Prosecutor Paul Moyle said, “You don’t get to kill somebody on a public sidewalk in Chattanooga, Tennessee and then get to argue passion after the fact.”

The crux of the defense’s argument was related to the testimony of Roberts last Thursday.

Roberts had testified that Wright had called him a racial slur twice.

Public Defender Steve Smith said, “If I were a minority, person of color, and somebody called me a racial slur more than once, and then a boy. That’s exactly why we have this in the law, this act of provocation. It could cause me to do something irrational. Would I kill someone, I hope not.”

However, the prosecution argued that Roberts was cold in his premeditation of the murder, and that there was no sign he reacted in a state of passion.

Moyle said, “He’s not doing anything but working himself up to the final act. He’s getting himself closer, and closer, and closer. He’s centering himself so that Chris Wright is looking right down the barrel of his 357.”

The prosecution also argued that the defense attempted what they called a character assassination on Wright by presenting him as a drunken racist, which is something the defense denied.

Smith said, “Do you think I’m really trying to assassinate his character? I’m trying to tell you what his state of mind was when he went down there and got into a confrontation with Mr.
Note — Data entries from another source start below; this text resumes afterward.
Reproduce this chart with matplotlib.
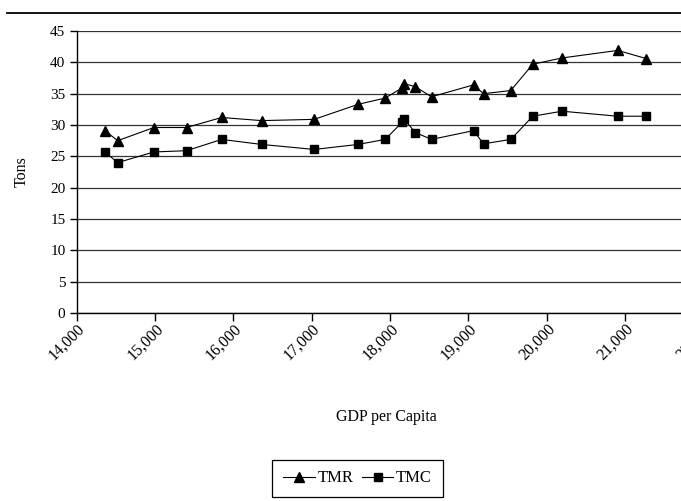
import matplotlib
matplotlib.use("Agg")
import matplotlib.pyplot as plt
from matplotlib.lines import Line2D
from matplotlib.ticker import FuncFormatter
from matplotlib.transforms import ScaledTranslation

plt.rcParams['font.family'] = ['Liberation Serif', 'DejaVu Serif']

gdp = [14362, 14524, 14987, 15404, 15851, 16361, 17032, 17593, 17938, 18151,
       18182, 18323, 18529, 19065, 19193, 19541, 19821, 20195, 20906, 21269]
tmr = [29.1, 27.5, 29.6, 29.6, 31.2, 30.7, 30.9, 33.3, 34.3, 35.9,
       36.6, 36.1, 34.5, 36.4, 35.0, 35.5, 39.7, 40.7, 41.9, 40.6]
tmc = [25.7, 24.0, 25.7, 25.9, 27.7, 26.9, 26.1, 26.9, 27.7, 30.4,
       30.9, 28.8, 27.7, 29.1, 27.0, 27.7, 31.4, 32.2, 31.4, 31.4]
x_ticks = list(range(14000, 23000, 1000))
y_ticks = list(range(0, 50, 5))

W, H = 681, 501
fig = plt.figure(figsize=(W / 100, H / 100), dpi=100)
# plot area runs past the right edge, so the last label gets cut
ax = fig.add_axes([76.6 / W, (H - 313) / H, (703.5 - 76.6) / W, (313 - 31) / H])

ax.plot(gdp, tmr, color='black', lw=0.8, marker='^', ms=7.5, label='TMR')
ax.plot(gdp, tmc, color='black', lw=0.8, marker='s', ms=6, label='TMC')

ax.set_xlim(14000, 22000)
ax.set_ylim(0, 45)
ax.set_xticks(x_ticks)
ax.set_yticks(y_ticks)
ax.xaxis.set_major_formatter(FuncFormatter(lambda v, p: f"{int(v):,}"))
ax.yaxis.grid(True, color='#333333', lw=0.9)
ax.set_axisbelow(True)

for s in ['top', 'right']:
    ax.spines[s].set_visible(False)
for s in ['left', 'bottom']:
    ax.spines[s].set_linewidth(1.0)
    ax.spines[s].set_color('black')

ax.tick_params(axis='y', direction='out', length=5, width=1, labelsize=11, pad=3)
ax.tick_params(axis='x', direction='out', length=6, width=1, labelsize=11.5, pad=1)
shift = ScaledTranslation(6 / 100, -4 / 100, fig.dpi_scale_trans)
for lab in ax.get_xticklabels():
    lab.set_rotation(45)
    lab.set_ha('right')
    lab.set_va('center')
    lab.set_rotation_mode('anchor')
    lab.set_transform(lab.get_transform() + shift)

fig.text(22 / W, 1 - 172 / H, 'Tons', rotation=90, ha='center', va='center', fontsize=11.5)
fig.text(386 / W, 1 - 417 / H, 'GDP per Capita', ha='center', va='center', fontsize=11.5)

# chart frame top line
fig.add_artist(Line2D([7 / W, 1], [1 - 12.7 / H] * 2, color='black', lw=1.3,
                      transform=fig.transFigure))

leg = fig.legend(loc='center', bbox_to_anchor=(357.5 / W, 1 - 478.5 / H), ncol=2,
                 fancybox=False, framealpha=1, edgecolor='black', fontsize=12,
                 handlelength=1.9, handletextpad=0.15, columnspacing=0.5,
                 borderpad=0.65, borderaxespad=0)
leg.get_frame().set_linewidth(0.9)

fig.savefig('out.png', dpi=100)
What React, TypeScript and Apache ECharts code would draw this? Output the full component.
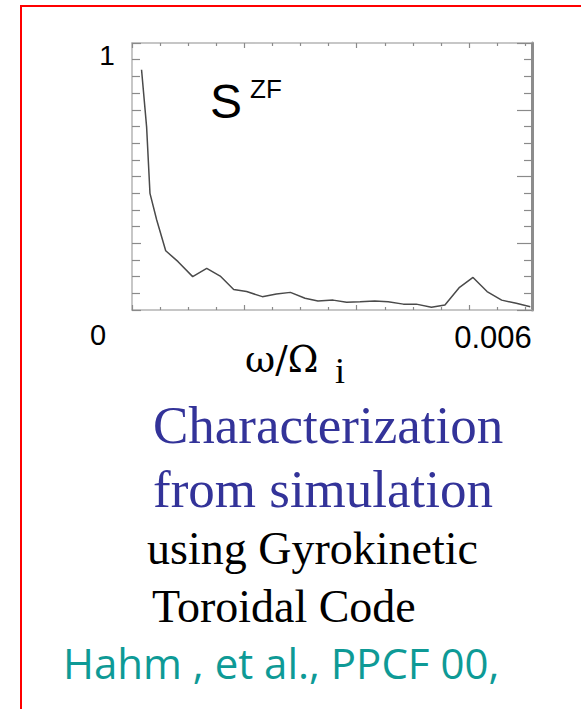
import React, { useEffect, useRef } from "react";
import * as echarts from "echarts";

// frequency omega/Omega_i
const freq = [
  0.00017, 0.00026, 0.00032, 0.00044, 0.0006, 0.00082, 0.00108, 0.00133, 0.00157,
  0.00181, 0.00204, 0.00232, 0.00257, 0.00282, 0.00308, 0.00331, 0.00358, 0.00382,
  0.00406, 0.00432, 0.00456, 0.00483, 0.00506, 0.00533, 0.00557, 0.00583, 0.00607,
  0.00632, 0.00658, 0.00684, 0.00709,
];
// normalized zonal flow spectrum S^ZF
const szf = [
  0.9, 0.686, 0.437, 0.337, 0.222, 0.181, 0.125, 0.156, 0.127,
  0.077, 0.069, 0.05, 0.06, 0.066, 0.044, 0.034, 0.037, 0.029,
  0.031, 0.034, 0.031, 0.022, 0.022, 0.01, 0.019, 0.085, 0.122,
  0.069, 0.037, 0.025, 0.012,
];
const xTickLabels = ["0", "0.006"];
const yTickLabels = ["1"];

const SANS = "'Liberation Sans', Arial, sans-serif";
const SERIF = "'Liberation Serif', 'Times New Roman', serif";
const GREEK = "'DejaVu Serif', 'Liberation Serif', serif";

export default function App() {
  const ref = useRef<HTMLDivElement>(null);
  useEffect(() => {
    if (!ref.current) return;
    const chart = echarts.init(ref.current, null, { renderer: "svg" });
    const frame = "#b4b4b4";
    const tickStyle = { color: "#8a8a8a", width: 1.2 };
    const xAxisBase = {
      type: "value",
      min: 0,
      max: 0.00712,
      interval: 0.002,
      axisLine: { show: true, onZero: false, lineStyle: { color: frame, width: 1.5 } },
      axisTick: { show: true, inside: true, length: 5, lineStyle: tickStyle },
      minorTick: { show: true, splitNumber: 4, length: 3, lineStyle: tickStyle },
      axisLabel: { show: false },
      splitLine: { show: false },
      minorSplitLine: { show: false },
    };
    const yAxisBase = {
      type: "value",
      min: 0,
      max: 1,
      interval: 0.25,
      axisLine: { show: true, onZero: false, lineStyle: { color: frame, width: 1.5 } },
      axisTick: { show: true, inside: true, length: 9, lineStyle: tickStyle },
      minorTick: { show: true, splitNumber: 4, length: 8, lineStyle: tickStyle },
      axisLabel: { show: false },
      splitLine: { show: false },
      minorSplitLine: { show: false },
    };
    const txt = (text: string, x: number, y: number, size: number, family: string, fill: string, align = "left") => ({
      type: "text",
      x,
      y,
      style: {
        text,
        fontSize: size,
        fontFamily: family,
        fill,
        textAlign: align,
        textVerticalAlign: "middle",
      },
    });
    chart.setOption({
      animation: false,
      backgroundColor: "#ffffff",
      grid: { left: 132, top: 43, width: 400, height: 267 },
      xAxis: [
        { ...xAxisBase, position: "bottom" },
        { ...xAxisBase, position: "top" },
      ],
      yAxis: [
        { ...yAxisBase, position: "left" },
        {
          ...yAxisBase,
          position: "right",
          axisLine: { show: true, onZero: false, lineStyle: { color: "#8c8c8c", width: 3 } },
          axisTick: { show: true, inside: true, length: 15, lineStyle: tickStyle },
        },
      ],
      series: [
        {
          type: "line",
          xAxisIndex: 0,
          yAxisIndex: 0,
          data: freq.map((f, i) => [f, szf[i]]),
          showSymbol: false,
          lineStyle: { color: "#4a4a4a", width: 1.5 },
        },
      ],
      graphic: [
        {
          type: "rect",
          shape: { x: 21, y: 6, width: 620, height: 800 },
          style: { fill: "none", stroke: "#ff0000", lineWidth: 2 },
        },
        txt(yTickLabels[0], 107, 55, 28, SANS, "#000", "center"),
        txt(xTickLabels[0], 98, 335, 29, SANS, "#000", "center"),
        txt(xTickLabels[1], 493, 337, 31, SANS, "#000", "center"),
        txt("S", 210, 101, 48, SANS, "#000"),
        txt("ZF", 250, 89, 26, SANS, "#000"),
        txt("ω/Ω", 245, 359, 37, GREEK, "#000"),
        txt("i", 335, 371, 36, SERIF, "#000"),
        txt("Characterization", 153, 425, 53, SERIF, "#333399"),
        txt("from simulation", 153, 489, 53, SERIF, "#333399"),
        txt("using Gyrokinetic", 147, 548, 46, SERIF, "#000"),
        txt("Toroidal Code", 152, 606, 46, SERIF, "#000"),
        txt("Hahm , et al., PPCF 00,", 63, 662, 42, "'Open Sans', 'Noto Sans', sans-serif", "#0e9a96"),
      ],
    });
    return () => chart.dispose();
  }, []);
  return (
    <div
      ref={ref}
      style={{ position: "absolute", left: 0, top: 0, width: 581, height: 709, background: "#fff" }}
    />
  );
}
Roberts.”

The defense also argued that Roberts was overcharged for the shooting, saying that in Smith’s view, the shooting of Wright was at most a voluntary manslaughter.

Moyle called the intense focus on Wright’s drinking that evening ‘disgusting’.

Ultimately, the prosecution argued this case comes down to the piece of video that shows what went down. 

Moyle said, “Because he ended Chris Wright’s night at 11:50 p.m., in Chattanooga, on a public sidewalk, on the 28th day of September, in 2023.”

The jury will return on Tuesday morning as they continue their work to reach a verdict.